Singaporeans have acquired a taste for under-development properties, for three reasons: the discounts are steep, we have reputable developers, and we’re really naïve. Singaporean buyers trust developers so much, they could replace show flats with half-assembled Lego sets and still find buyers. That’s a problem, because here’s what we often miss:
1. While completion is not often a risk, quality still is
Singapore’s property firms are well regulated, so there’s little threat of a developer failing to complete construction. But there’s no guarantee they will finish construction well, or even in a satisfactory manner.
There have been incidents of BTO and DBSS flats being rife with defects. Even high end private property may not be finished with the quality you expect, as is the case with The Seaview.
If you’re lucky these defects will be trivial – tiles that scuff easily, or the occasional leak. But a major defect, such as poor ventilation or a bad layout for plumbing, can be permanent. If the corridor outside your unit constantly floods and the water seeps in, for example, there’s nothing any repair man can do.
For this reason, owner-occupiers should be extra cautious when buying under-development properties. If you intend to stay there for 20 or 30 years, or even the rest of your life, you may be better off skipping discounts and buying what you can see.
2. There is a risk of delay
The property will be completed, but I suspect you’d like it done before denture shopping becomes a big part of your day. Property development can be delayed for any number of reasons – from bureaucratic tangles (the developer needs to co-ordinate with multiple government bodies) to contractors who steal materials.
For owner-occupiers, this could mean a whole other year of living with the in-laws.
For landlords, every month of delay is a month of lost rental income.
3. The show flat may not be an accurate representation
Show flats are like glamour shots – they look good, but it’s the attractiveness that comes from posing, clever lighting, and a whole team of image consultants.
In fact, show flats were so misleading, the government had to pass actual laws to govern how much they could be dressed up. Before 2012, it was even possible for show flats to not match the actual dimensions of real units.
There are ways to spot which show flat elements are fake (if you like us on Facebook we’ll update you on that in a coming article.) But for now, just remember not to trust the show flat. It’s unlikely your unit will be that good looking, not without an award winning design house and a $100,000 renovation budget.
On a related note…
4. The view may not be what you imagined
Some people try to work out the view by staring at the architectural model. They may as well try work out airplane blueprints by looking at its Lego set. No matter what the sales person tells you, bear in mind that the view can be unpredictable.

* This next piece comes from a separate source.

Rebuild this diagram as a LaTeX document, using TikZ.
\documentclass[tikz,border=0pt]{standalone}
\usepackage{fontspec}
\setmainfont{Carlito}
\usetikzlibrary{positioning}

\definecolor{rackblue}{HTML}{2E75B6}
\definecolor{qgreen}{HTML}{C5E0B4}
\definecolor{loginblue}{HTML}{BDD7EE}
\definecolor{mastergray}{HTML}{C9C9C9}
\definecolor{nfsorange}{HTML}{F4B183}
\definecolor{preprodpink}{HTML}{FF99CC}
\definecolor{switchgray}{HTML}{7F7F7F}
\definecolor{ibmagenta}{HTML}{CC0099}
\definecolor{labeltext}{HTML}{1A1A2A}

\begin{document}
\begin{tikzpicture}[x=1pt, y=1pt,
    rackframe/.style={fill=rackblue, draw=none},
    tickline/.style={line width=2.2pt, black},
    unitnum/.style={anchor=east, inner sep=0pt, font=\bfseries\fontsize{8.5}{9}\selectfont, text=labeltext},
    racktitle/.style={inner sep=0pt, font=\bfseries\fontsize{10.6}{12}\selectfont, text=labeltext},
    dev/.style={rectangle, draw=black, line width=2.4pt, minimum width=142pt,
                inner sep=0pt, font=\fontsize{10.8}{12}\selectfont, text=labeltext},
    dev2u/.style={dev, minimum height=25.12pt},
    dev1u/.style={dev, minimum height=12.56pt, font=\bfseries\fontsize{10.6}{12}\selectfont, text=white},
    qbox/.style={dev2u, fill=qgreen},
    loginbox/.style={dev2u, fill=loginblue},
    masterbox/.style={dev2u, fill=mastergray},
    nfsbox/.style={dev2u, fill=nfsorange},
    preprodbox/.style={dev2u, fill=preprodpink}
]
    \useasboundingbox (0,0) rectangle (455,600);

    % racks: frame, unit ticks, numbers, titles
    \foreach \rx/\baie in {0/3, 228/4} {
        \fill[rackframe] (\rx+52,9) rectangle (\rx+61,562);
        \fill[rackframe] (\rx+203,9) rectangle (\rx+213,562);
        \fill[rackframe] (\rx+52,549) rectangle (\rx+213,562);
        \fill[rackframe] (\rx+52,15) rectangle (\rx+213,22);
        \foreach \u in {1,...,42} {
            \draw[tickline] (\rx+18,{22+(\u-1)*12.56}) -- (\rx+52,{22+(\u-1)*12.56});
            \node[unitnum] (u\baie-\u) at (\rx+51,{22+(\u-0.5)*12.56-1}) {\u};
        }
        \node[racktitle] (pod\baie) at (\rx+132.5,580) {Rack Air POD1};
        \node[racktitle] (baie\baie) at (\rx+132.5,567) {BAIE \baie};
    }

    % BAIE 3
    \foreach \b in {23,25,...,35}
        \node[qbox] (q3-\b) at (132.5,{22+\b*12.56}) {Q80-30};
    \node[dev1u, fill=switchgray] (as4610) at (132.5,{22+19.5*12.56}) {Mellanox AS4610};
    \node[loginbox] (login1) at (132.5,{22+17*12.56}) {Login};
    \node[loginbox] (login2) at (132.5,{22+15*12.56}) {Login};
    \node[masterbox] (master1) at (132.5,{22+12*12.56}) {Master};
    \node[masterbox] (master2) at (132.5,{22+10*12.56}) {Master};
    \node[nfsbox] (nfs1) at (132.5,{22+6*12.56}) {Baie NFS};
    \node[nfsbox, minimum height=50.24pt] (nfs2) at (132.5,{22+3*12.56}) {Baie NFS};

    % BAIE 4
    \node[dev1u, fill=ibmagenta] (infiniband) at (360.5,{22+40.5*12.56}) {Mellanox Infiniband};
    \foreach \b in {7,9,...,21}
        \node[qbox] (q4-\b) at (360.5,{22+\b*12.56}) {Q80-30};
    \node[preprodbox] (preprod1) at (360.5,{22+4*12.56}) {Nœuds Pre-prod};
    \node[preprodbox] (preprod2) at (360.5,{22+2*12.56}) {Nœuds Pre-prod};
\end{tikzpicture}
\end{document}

You may end up having a better look at the canal’s puke-strewn contents than the park connector it’s in. In one unlucky development, which I won’t name, another condo was completed in front of it, less than three months after the residents moved in.

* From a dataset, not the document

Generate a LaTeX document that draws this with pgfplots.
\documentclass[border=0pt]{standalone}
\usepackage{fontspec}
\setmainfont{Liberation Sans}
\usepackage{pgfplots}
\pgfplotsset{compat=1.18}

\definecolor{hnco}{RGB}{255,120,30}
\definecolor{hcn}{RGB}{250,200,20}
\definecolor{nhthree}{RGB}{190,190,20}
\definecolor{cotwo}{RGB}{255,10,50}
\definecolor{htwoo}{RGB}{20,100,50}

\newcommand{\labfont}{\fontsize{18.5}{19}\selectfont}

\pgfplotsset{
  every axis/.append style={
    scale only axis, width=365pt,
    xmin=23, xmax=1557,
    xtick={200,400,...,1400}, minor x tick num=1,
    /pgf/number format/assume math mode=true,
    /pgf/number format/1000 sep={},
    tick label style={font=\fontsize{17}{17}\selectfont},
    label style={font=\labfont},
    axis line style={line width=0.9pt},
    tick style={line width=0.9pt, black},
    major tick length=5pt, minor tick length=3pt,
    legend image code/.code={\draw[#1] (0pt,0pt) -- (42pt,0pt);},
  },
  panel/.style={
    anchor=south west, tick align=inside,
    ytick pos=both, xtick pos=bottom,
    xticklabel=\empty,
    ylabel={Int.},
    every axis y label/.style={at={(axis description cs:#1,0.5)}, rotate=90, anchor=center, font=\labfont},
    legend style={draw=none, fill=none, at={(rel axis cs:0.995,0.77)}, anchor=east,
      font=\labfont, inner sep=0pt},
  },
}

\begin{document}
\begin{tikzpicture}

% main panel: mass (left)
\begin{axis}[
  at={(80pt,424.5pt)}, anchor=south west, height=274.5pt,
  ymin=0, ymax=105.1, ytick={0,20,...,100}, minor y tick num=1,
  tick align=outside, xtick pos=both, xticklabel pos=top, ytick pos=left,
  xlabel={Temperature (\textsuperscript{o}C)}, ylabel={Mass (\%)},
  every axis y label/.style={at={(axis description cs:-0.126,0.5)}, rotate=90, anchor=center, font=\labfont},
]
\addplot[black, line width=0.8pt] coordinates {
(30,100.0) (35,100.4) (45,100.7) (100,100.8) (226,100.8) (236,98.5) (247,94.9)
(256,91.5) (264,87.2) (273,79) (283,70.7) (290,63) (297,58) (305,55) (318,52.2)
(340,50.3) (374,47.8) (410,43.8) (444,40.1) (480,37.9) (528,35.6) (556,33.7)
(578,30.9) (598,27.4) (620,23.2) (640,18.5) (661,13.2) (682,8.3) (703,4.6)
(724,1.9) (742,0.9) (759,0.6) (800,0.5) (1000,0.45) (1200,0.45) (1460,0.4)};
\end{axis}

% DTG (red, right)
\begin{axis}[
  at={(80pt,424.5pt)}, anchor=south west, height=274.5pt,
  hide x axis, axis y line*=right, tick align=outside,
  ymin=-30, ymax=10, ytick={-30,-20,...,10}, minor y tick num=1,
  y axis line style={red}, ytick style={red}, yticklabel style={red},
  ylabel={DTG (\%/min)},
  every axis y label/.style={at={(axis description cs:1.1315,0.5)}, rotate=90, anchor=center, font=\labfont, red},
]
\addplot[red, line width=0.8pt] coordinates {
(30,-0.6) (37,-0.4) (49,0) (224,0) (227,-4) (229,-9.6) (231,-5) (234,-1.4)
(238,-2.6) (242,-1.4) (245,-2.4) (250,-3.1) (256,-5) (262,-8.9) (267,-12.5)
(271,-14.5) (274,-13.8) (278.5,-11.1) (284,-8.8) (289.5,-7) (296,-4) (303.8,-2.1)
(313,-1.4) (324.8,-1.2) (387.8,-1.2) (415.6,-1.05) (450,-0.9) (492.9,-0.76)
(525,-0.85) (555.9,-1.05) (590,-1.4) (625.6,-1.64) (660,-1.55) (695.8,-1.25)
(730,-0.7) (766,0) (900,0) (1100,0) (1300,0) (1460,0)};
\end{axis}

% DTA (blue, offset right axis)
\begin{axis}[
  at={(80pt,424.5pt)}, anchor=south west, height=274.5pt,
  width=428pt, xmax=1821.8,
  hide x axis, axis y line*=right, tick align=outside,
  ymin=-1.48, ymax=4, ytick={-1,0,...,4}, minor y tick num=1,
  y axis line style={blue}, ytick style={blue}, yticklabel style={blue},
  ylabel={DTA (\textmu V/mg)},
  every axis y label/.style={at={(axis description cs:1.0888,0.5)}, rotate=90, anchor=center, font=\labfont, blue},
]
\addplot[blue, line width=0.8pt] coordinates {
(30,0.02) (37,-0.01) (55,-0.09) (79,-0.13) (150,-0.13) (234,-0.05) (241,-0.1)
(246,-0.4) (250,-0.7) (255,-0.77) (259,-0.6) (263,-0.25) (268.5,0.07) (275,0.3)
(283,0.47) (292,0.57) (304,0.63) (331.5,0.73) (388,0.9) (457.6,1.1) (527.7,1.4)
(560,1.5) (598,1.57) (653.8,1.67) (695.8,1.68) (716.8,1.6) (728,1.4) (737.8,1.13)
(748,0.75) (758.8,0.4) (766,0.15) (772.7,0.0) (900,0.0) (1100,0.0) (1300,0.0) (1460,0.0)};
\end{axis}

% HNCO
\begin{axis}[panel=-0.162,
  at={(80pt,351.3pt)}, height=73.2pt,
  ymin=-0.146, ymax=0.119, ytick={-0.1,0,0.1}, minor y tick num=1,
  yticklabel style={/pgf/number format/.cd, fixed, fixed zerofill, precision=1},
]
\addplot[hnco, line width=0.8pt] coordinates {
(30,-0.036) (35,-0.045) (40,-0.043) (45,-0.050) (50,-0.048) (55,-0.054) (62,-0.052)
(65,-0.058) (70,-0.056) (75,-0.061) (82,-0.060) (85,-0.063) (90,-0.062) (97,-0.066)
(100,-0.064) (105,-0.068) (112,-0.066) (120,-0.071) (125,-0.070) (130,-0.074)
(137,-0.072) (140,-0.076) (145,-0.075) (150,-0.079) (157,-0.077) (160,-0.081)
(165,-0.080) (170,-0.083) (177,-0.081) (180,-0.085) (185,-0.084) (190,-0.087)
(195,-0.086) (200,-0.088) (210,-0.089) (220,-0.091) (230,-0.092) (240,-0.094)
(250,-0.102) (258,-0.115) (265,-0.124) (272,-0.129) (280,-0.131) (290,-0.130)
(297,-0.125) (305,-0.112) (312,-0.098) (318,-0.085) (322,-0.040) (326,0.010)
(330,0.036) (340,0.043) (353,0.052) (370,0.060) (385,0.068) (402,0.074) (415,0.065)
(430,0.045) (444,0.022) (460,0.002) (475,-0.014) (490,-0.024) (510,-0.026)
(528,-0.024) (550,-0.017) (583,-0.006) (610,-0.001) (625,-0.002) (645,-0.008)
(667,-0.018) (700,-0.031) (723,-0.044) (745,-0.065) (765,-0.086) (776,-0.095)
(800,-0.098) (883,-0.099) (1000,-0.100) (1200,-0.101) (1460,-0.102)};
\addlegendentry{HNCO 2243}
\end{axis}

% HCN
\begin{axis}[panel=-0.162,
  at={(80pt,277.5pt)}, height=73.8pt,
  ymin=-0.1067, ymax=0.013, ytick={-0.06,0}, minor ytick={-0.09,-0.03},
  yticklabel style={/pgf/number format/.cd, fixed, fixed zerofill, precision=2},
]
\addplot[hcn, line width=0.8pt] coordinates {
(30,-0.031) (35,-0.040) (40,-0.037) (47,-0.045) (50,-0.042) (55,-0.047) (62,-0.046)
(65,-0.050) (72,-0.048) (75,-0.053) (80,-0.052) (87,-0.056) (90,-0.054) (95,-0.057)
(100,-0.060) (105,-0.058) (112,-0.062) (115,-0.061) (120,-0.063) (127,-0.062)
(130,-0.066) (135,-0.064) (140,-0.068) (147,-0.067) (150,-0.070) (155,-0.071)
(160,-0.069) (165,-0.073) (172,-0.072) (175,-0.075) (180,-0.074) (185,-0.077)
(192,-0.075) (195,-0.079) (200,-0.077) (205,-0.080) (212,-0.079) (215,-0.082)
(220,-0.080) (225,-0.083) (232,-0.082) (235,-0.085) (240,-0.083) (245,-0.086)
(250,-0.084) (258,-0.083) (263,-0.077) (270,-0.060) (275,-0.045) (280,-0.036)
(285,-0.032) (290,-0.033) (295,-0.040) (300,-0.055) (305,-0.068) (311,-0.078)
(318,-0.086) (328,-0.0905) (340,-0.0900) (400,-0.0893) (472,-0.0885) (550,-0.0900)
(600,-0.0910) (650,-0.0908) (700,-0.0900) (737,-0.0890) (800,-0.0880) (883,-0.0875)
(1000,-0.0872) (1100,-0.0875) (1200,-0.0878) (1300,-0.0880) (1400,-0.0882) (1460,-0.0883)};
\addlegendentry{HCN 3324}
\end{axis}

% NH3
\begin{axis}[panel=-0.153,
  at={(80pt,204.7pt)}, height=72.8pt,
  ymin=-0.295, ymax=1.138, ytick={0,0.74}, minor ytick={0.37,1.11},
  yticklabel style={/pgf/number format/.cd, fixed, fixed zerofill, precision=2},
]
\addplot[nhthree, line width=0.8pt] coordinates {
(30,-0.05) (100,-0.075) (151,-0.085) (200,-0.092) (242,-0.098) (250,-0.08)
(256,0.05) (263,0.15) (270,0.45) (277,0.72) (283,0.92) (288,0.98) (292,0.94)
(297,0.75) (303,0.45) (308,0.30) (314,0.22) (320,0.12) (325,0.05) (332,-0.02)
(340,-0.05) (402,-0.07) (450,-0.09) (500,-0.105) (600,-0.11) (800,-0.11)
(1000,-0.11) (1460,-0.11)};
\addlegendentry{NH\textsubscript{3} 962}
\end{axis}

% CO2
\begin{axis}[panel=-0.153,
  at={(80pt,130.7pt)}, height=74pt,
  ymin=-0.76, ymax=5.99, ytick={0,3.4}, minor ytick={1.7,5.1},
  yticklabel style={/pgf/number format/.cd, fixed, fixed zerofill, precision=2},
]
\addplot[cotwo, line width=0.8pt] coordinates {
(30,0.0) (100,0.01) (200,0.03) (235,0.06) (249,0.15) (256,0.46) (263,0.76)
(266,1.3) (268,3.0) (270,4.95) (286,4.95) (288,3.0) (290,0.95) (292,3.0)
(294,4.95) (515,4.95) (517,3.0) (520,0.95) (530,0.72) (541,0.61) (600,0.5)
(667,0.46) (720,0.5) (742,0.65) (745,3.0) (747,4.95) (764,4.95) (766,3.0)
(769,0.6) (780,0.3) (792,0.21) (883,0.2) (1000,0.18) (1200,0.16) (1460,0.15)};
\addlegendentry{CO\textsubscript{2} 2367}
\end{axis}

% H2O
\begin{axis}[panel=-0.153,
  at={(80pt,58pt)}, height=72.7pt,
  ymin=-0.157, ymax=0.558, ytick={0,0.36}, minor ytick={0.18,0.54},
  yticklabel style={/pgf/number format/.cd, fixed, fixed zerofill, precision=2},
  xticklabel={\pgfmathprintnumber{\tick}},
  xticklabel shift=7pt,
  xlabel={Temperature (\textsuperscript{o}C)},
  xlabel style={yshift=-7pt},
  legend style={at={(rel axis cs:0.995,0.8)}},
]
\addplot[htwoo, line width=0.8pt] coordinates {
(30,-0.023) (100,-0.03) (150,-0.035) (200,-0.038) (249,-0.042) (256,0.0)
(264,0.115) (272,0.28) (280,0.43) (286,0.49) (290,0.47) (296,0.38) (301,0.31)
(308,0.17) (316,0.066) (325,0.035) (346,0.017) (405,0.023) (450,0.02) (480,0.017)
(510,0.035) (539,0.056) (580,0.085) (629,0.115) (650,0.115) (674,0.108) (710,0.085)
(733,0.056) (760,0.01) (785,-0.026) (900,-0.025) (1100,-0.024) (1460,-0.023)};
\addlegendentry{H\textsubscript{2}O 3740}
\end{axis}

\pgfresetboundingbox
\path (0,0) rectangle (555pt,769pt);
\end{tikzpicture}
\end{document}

For some of those residents, their sea view was replaced by rows of strangers watching TV in the next condo.
With resale properties, good views are obvious, and sellers are always eager to show them off. Have a look at some of the best views on 99.co, before you decide to put money one that’s still imaginary.
5. If you are trying to flip the property, you’re playing a dangerous game
There are people who try to buy while the property is still being developed, and then sell upon completion. This usually happens three to four years from the time of purchase.
This is a dangerous game, because property is better suited to be a long term investment. There’s no guarantee that the property market will be doing well three to five years from now.
Take into account factors like potential delay (see point 2), and you’ll realise you’re holding on to an illiquid asset that can quickly turn into a liability.
6. The “defects free” period is often loaded with conditions
Under-development properties have a “defects free” period, during which the developer is obliged to correct any defects. The duration of the period varies (check with the agent). The terms and conditions are easy to decipher, if you are used to language challenges such as deciphering ancient Egyptian.
The defects free arrangement can be loaded with loopholes for the developer (e.g. yes, we’re supposed to replace cracked windows, but you installed a safety grill and that counts as a modification, so buy yourself a new one.)
I’d tell you to “read the terms and conditions carefully,” but that’s useless advice; like writing “don’t drown” as a swimming tip. Instead, I’ll just say you should set aside some extra money to deal with the defects.
Trust me, there’s a good chance you’ll end up paying for them yourself.
7. The rental yields are speculative
Rental yields are a bizarre thing – there are properties within three minutes of an MRT station that find few tenants. There are properties located so far from town, the tenants might seriously consider buying a camel or two to make the trip; but everyone’s eager to stay there.
There are too many variables at stake, and the best way to determine rental yield is…well, is to see what it’s been renting for. You can’t do that with a property that doesn’t exist yet.
As such, buying an under-development property to rent can be a classic case of counting chickens before they’re hatched. Work out a worst case scenario (vacancies, or rental income 30 per cent below expectations), and see if you can still afford the risk.